▼
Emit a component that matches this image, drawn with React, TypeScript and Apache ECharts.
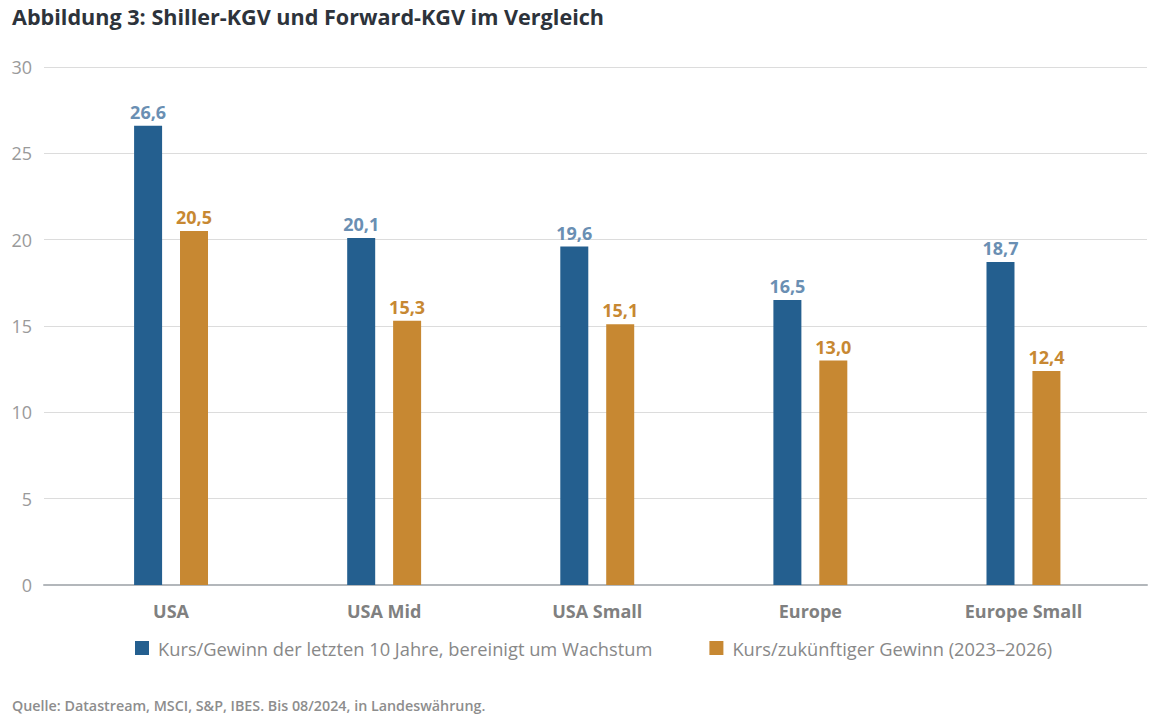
import React, { useEffect, useRef } from "react";
import * as echarts from "echarts";

const categories = ["USA", "USA Mid", "USA Small", "Europe", "Europe Small"];
const shillerValues = [26.6, 20.1, 19.6, 16.5, 18.7];
const forwardValues = [20.5, 15.3, 15.1, 13.0, 12.4];
const seriesNames = [
  "Kurs/Gewinn der letzten 10 Jahre, bereinigt um Wachstum",
  "Kurs/zukünftiger Gewinn (2023–2026)",
];
const titleText = "Abbildung 3: Shiller-KGV und Forward-KGV im Vergleich";
const sourceText = "Quelle: Datastream, MSCI, S&P, IBES. Bis 08/2024, in Landeswährung.";

const BLUE = "#245f8f";
const ORANGE = "#c78832";
const FONT = "'Open Sans', 'Noto Sans', sans-serif";

const fmt = (v: number) => v.toFixed(1).replace(".", ",");

export default function App() {
  const ref = useRef<HTMLDivElement>(null);
  useEffect(() => {
    if (!ref.current) return;
    document.body.style.margin = "0";
    const chart = echarts.init(ref.current, undefined, { renderer: "svg" });
    chart.setOption({
      animation: false,
      backgroundColor: "#ffffff",
      textStyle: { fontFamily: FONT },
      graphic: [
        {
          type: "text",
          left: 12,
          top: 5,
          style: { text: titleText, font: `bold 21.6px ${FONT}`, fill: "#2d333b" },
        },
        {
          type: "text",
          left: 12,
          top: 698,
          style: { text: sourceText, font: `600 14.3px ${FONT}`, fill: "#8d8d8d" },
        },
      ],
      legend: {
        bottom: 60,
        left: 130,
        icon: "rect",
        itemWidth: 14,
        itemHeight: 14,
        itemGap: 57,
        textStyle: { fontFamily: FONT, fontSize: 18.3, color: "#888888", padding: [0, 0, 0, 4] },
        data: seriesNames,
      },
      grid: [
        { left: 44, right: 21, top: 67, bottom: 137 },
        { left: 64.5, right: 38, top: 67, bottom: 137 },
      ],
      xAxis: [
        {
          gridIndex: 0,
          type: "value",
          min: 0,
          max: 1,
          axisLine: { show: true, onZero: false, lineStyle: { color: "#b3b7bb", width: 2 } },
          axisTick: { show: false },
          axisLabel: { show: false },
          splitLine: { show: false },
        },
        {
          gridIndex: 1,
          type: "category",
          data: categories,
          axisLine: { show: false },
          axisTick: { show: false },
          axisLabel: {
            margin: 17,
            fontFamily: FONT,
            fontSize: 18,
            fontWeight: "bold",
            color: "#808080",
          },
        },
      ],
      yAxis: [
        {
          gridIndex: 0,
          type: "value",
          min: 0,
          max: 30,
          interval: 5,
          axisLine: { show: false },
          axisTick: { show: false },
          axisLabel: { margin: 12, fontFamily: FONT, fontSize: 18, color: "#9a9a9a" },
          splitLine: { lineStyle: { color: "#dcdcdc", width: 1 } },
        },
        {
          gridIndex: 1,
          type: "value",
          min: 0,
          max: 30,
          interval: 5,
          show: false,
          splitLine: { show: false },
        },
      ],
      series: [
        {
          name: seriesNames[0],
          type: "bar",
          xAxisIndex: 1,
          yAxisIndex: 1,
          data: shillerValues,
          barWidth: 28,
          barGap: "64%",
          itemStyle: { color: BLUE },
          label: {
            show: true,
            position: "top",
            distance: 5,
            formatter: (p: any) => fmt(p.value),
            fontFamily: FONT,
            fontSize: 18,
            fontWeight: "bold",
            color: "#6a8fb3",
          },
        },
        {
          name: seriesNames[1],
          type: "bar",
          xAxisIndex: 1,
          yAxisIndex: 1,
          data: forwardValues,
          barWidth: 28,
          itemStyle: { color: ORANGE },
          label: {
            show: true,
            position: "top",
            distance: 5,
            formatter: (p: any) => fmt(p.value),
            fontFamily: FONT,
            fontSize: 18,
            fontWeight: "bold",
            color: ORANGE,
          },
        },
      ],
    });
    return () => chart.dispose();
  }, []);
  return <div ref={ref} style={{ width: 1168, height: 722 }} />;
}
▲
* **GOAL OF THE EXERCISE**
Count each line above in which the string "React" appears, then state only the total.

* **CORRECT RESPONSE**
2